The trial court's impressions of Carter -- that she was obstreperous and hostile, particularly toward the defense, but nonetheless competent -- seem to us accurate, not defective. As noted, Carter did not display the kinds of mental impairments that would suggest testimonial incapacity. To be sure, she provided ammunition for challenging her ability to recall and to tell the truth; for example, she often claimed that her memory was gone and at one point asserted that she did not know if she was lying or not. Those responses, however, evidenced Carter's plain unwillingness to cooperate with defense counsel rather than a lack of competency on her part; certainly, the trial court could so conclude. Competency "concerns certain basic, prerequisite capabilities necessary to give testimony," and thus is not to be confused with witness credibility or cooperativeness. Vereen, 587 A.2d at 458. Overall, Carter demonstrated an understanding of what it means to testify truthfully; she was oriented in time and place; she understood the functions of judge and jury, and (ultimately) she complied with directions and courtroom procedure. Although Carter's memory was imperfect, her testimony at trial was responsive and her account of the events at issue was coherent and consistent with the recollections of the other witnesses. Her identification of appellant was corroborated by other evidence. Given the absence of manifest impairments and the witness's demonstrated ability to perceive, recall and relate facts, we hold that the court did not abuse its broad discretion in finding Carter competent to testify.

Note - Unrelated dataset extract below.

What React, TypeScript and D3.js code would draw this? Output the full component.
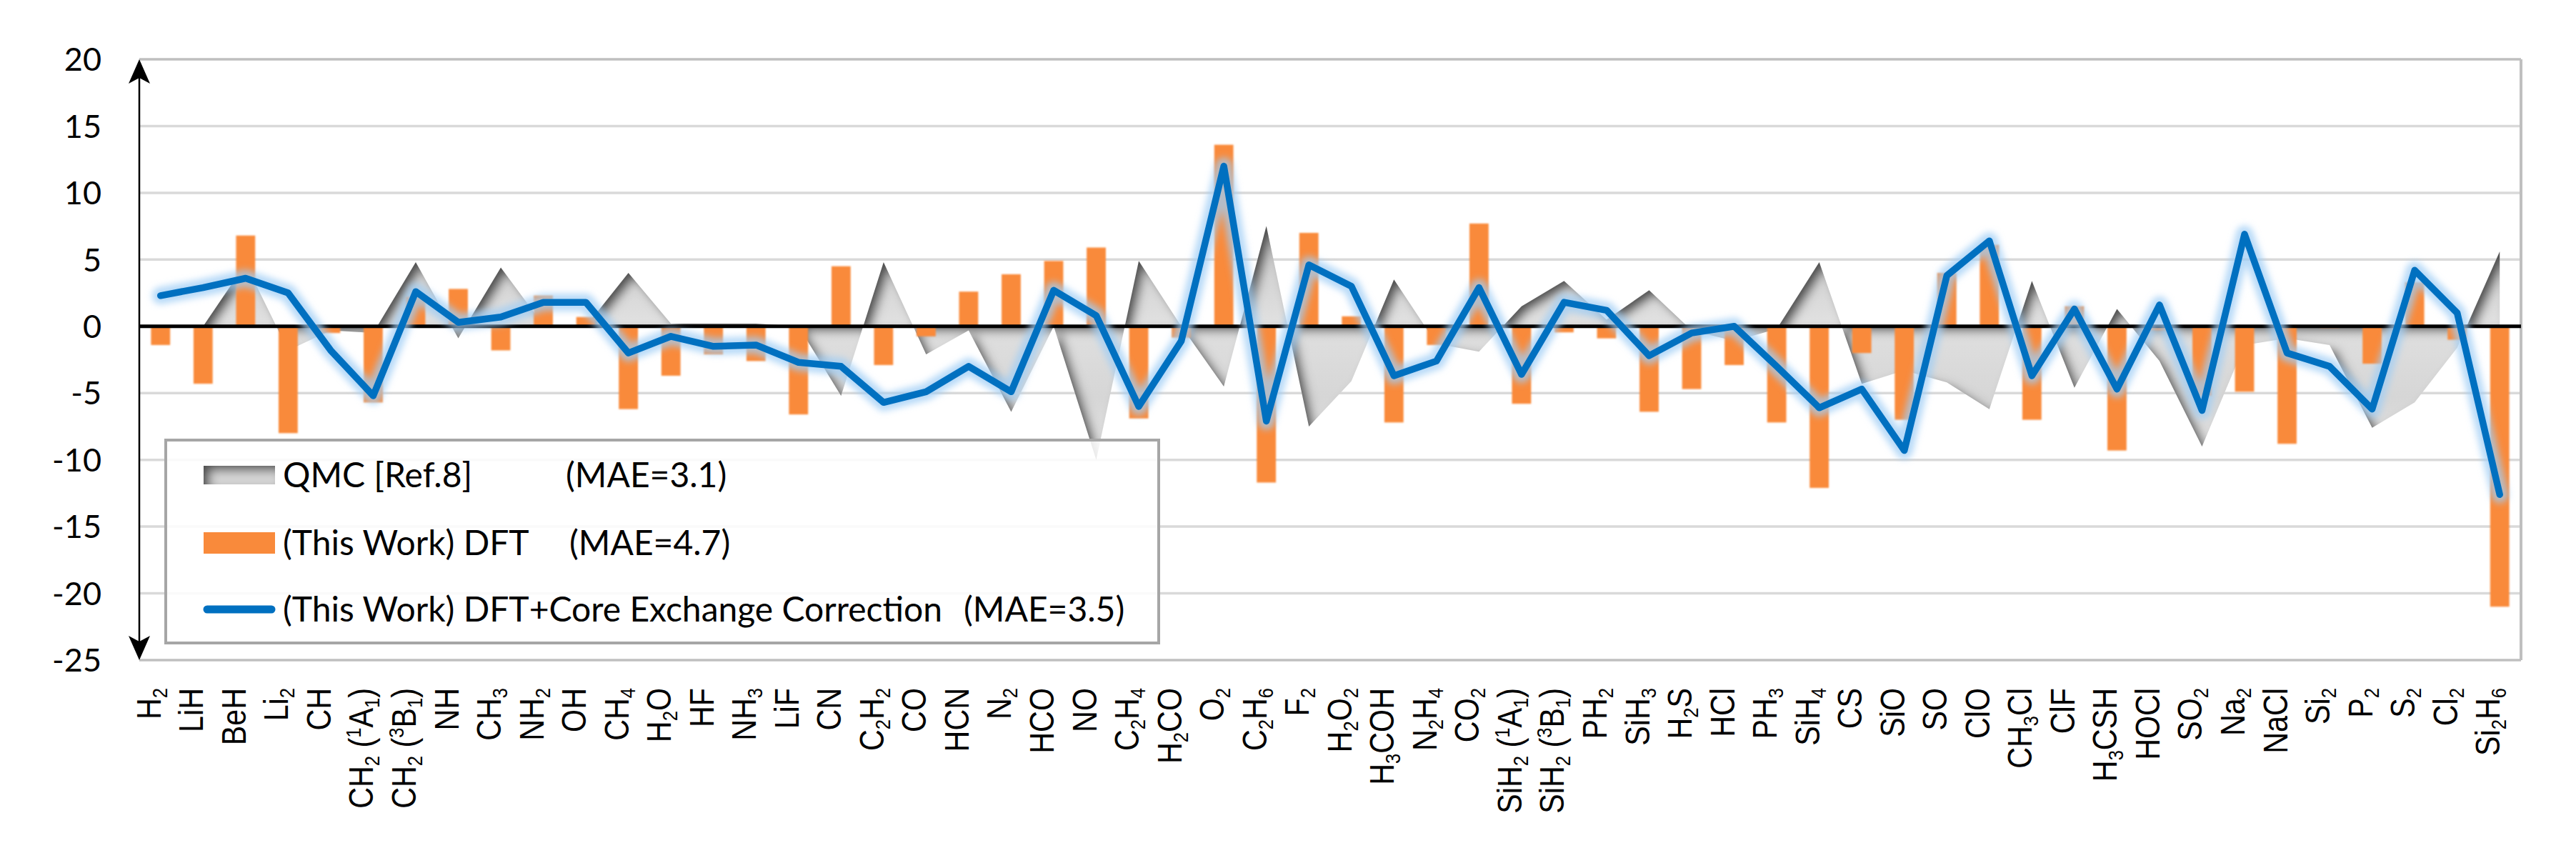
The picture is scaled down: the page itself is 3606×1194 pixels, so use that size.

4. Admission of Appellant's Rap Lyrics

Appellant asserts that the trial court abused its discretion by admitting his handwritten rap lyrics, which seemingly implicated their author in drug dealing. Although the lyrics were probative of appellant's identity as the shooter,*fn5 see Drew, 118 U.S. App. D.C. at 16, 331 F.2d at 90, appellant argues that they were substantially more prejudicial than probative. See Johnson v. United States, 683 A.2d 1087, 1099-1100 (D.C. 1996) (en banc). We disagree with that assessment, if only because the lyrics were far from the only evidence that appellant was a drug dealer. In particular, Arlisa Carter testified that appellant had sold marijuana to her and her friends on the night of the shooting, and one of those friends, Kenneth Douglas, testified that appellant (whom he knew as "B") had been his supplier of marijuana for over a year.

Appellant's convictions are hereby affirmed.